═════ DATA BLOCK

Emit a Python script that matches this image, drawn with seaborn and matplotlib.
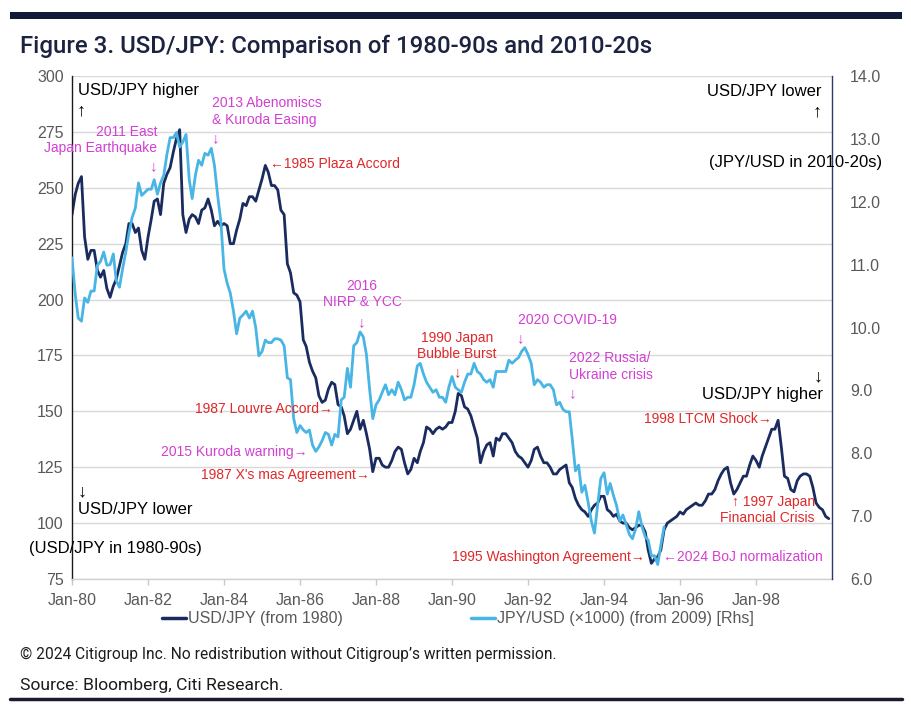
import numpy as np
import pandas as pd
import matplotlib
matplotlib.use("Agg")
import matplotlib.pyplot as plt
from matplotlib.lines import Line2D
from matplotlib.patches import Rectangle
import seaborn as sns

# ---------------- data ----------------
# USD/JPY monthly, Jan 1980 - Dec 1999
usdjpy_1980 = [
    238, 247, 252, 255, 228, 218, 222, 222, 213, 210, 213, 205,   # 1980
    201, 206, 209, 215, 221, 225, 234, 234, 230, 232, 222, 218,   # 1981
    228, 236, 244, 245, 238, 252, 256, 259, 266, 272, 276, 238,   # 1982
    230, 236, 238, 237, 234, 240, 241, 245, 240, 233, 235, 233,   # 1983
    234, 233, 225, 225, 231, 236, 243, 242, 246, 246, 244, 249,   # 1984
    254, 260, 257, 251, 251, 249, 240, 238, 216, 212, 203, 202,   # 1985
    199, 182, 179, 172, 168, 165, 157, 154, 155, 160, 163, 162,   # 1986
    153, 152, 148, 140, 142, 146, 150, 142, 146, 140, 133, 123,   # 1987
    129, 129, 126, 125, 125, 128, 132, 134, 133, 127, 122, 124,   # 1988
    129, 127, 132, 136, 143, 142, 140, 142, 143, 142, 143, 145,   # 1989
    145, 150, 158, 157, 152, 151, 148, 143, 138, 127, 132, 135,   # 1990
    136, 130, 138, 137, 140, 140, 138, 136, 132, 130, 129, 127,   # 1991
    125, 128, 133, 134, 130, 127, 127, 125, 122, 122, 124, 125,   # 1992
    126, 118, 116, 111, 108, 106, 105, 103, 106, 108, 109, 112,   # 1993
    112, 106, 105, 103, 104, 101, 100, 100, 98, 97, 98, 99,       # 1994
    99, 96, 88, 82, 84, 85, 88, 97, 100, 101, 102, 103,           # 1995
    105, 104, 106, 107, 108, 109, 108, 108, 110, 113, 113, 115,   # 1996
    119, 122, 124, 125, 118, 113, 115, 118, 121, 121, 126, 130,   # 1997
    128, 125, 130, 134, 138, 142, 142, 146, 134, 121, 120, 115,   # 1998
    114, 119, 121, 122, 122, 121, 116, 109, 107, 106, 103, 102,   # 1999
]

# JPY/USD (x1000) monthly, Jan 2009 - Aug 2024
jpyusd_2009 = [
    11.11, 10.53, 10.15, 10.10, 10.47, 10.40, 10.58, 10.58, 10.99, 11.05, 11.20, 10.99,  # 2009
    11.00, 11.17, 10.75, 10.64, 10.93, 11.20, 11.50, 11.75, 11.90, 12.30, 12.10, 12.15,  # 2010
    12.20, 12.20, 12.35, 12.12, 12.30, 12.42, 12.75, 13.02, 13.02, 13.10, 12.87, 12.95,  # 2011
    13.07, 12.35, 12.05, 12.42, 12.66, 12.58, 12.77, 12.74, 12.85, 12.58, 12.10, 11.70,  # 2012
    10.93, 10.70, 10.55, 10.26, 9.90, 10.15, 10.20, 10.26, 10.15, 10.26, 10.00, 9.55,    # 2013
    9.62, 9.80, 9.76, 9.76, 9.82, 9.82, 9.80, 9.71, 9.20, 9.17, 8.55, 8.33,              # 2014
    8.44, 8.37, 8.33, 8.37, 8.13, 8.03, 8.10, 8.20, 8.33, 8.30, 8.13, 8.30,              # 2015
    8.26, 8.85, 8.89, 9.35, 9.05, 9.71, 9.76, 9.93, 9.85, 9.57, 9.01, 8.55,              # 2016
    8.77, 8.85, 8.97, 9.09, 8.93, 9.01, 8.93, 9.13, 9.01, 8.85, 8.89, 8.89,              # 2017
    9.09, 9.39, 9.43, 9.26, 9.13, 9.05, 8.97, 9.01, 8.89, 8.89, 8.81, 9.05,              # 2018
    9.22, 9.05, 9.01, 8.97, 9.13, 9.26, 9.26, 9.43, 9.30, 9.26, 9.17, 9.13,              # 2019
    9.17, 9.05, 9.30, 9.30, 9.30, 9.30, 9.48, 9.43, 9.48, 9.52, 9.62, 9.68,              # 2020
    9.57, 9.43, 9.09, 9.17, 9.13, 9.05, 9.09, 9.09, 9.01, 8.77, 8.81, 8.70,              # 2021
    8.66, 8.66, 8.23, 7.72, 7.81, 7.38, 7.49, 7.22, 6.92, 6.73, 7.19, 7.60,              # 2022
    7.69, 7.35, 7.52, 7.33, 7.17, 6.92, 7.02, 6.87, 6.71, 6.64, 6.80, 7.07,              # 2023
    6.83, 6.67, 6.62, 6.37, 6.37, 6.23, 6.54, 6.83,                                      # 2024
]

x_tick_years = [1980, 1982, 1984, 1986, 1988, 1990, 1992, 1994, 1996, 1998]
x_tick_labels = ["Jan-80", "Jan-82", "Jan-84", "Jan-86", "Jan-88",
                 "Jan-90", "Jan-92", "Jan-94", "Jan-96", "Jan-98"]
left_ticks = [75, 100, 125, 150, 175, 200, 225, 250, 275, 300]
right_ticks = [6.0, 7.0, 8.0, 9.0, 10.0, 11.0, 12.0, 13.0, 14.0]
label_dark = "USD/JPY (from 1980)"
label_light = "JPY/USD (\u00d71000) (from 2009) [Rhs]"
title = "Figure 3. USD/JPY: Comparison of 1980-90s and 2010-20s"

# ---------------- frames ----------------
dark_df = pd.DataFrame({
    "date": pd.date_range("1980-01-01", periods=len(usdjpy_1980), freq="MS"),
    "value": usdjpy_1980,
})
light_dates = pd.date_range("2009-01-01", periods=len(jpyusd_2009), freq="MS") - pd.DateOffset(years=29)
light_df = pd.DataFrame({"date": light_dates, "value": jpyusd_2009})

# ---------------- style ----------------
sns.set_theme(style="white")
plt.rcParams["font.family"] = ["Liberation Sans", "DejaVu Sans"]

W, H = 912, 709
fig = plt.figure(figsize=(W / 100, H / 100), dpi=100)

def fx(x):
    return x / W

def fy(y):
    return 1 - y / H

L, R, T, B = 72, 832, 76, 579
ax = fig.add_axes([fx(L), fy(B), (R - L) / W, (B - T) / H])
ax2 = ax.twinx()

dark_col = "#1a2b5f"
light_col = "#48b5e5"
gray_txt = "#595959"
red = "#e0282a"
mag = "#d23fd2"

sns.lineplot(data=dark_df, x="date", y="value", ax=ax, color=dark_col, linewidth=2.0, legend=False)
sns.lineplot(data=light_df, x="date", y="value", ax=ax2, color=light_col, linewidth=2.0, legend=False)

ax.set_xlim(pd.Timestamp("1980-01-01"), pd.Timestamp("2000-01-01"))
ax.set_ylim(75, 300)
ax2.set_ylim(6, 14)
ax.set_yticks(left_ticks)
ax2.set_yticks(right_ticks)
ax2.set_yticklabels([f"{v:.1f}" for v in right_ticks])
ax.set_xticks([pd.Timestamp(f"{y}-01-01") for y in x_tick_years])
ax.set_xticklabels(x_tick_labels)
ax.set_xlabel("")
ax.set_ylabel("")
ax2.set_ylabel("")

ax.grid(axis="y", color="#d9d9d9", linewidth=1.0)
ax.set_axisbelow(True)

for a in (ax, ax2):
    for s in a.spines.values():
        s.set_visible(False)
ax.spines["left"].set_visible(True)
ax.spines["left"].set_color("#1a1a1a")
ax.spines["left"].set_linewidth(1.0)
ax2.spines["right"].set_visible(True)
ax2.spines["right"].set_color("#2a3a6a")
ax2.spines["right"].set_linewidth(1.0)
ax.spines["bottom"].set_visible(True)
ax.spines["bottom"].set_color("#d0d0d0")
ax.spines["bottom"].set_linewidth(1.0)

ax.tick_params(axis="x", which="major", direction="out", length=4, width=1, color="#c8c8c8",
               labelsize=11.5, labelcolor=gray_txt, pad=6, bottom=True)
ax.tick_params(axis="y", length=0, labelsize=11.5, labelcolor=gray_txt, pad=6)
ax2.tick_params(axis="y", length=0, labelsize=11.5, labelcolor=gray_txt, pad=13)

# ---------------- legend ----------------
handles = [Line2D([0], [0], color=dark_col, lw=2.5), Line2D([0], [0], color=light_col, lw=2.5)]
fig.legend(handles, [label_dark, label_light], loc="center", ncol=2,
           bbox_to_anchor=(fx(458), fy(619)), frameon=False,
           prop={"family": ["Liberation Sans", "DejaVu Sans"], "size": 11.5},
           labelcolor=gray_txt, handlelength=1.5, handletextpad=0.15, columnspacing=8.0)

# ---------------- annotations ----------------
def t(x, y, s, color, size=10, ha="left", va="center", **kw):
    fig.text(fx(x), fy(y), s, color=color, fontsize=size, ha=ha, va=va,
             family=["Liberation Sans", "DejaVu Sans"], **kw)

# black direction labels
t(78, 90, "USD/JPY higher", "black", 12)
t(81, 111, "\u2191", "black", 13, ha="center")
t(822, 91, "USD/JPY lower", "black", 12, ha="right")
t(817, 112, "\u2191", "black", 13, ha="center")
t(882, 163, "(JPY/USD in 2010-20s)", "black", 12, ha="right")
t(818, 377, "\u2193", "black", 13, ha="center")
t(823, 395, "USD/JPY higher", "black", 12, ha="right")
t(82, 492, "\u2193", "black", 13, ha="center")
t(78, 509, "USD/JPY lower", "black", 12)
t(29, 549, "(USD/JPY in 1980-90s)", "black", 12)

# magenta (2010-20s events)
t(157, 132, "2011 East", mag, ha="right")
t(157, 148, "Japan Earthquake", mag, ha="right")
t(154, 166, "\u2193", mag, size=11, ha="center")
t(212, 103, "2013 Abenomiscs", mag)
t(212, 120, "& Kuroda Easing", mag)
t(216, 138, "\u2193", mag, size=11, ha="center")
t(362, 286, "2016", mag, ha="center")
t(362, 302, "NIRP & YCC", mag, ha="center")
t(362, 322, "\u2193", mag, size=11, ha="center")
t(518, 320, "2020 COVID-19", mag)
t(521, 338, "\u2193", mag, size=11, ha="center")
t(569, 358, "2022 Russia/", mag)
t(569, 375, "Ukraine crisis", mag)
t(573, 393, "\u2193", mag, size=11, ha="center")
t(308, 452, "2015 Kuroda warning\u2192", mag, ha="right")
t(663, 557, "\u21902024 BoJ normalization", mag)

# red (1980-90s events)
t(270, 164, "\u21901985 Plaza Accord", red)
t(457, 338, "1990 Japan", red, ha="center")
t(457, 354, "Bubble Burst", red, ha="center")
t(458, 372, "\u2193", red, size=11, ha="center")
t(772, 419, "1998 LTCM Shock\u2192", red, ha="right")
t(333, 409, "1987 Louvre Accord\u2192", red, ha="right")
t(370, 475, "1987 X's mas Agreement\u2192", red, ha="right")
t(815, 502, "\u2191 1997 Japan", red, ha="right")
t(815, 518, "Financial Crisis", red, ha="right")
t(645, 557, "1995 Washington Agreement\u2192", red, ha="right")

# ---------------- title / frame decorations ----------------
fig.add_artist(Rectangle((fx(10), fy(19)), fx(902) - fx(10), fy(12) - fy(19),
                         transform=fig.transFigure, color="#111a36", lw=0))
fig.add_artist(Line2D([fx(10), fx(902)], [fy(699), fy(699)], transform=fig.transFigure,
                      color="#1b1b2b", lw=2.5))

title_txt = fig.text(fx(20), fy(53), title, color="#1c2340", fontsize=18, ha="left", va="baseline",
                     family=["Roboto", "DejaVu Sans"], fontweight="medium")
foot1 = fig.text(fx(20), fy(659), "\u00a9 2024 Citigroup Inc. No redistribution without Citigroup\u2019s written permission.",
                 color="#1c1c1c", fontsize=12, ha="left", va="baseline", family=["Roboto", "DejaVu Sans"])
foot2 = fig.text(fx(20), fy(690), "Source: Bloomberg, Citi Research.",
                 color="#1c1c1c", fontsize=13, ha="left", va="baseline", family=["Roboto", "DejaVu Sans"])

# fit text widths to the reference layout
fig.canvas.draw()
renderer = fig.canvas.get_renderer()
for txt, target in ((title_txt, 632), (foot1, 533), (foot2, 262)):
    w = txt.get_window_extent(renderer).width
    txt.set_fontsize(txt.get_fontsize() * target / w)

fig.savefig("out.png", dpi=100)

══════════

# EXERCISE GOAL
Please repeat exactly the data above from its first line to the line that contains "import seaborn as sns", inclusive, and leave every picture out.

# SOLUTION TO THIS TASK
Emit a Python script that matches this image, drawn with seaborn and matplotlib.
import numpy as np
import pandas as pd
import matplotlib
matplotlib.use("Agg")
import matplotlib.pyplot as plt
from matplotlib.lines import Line2D
from matplotlib.patches import Rectangle
import seaborn as sns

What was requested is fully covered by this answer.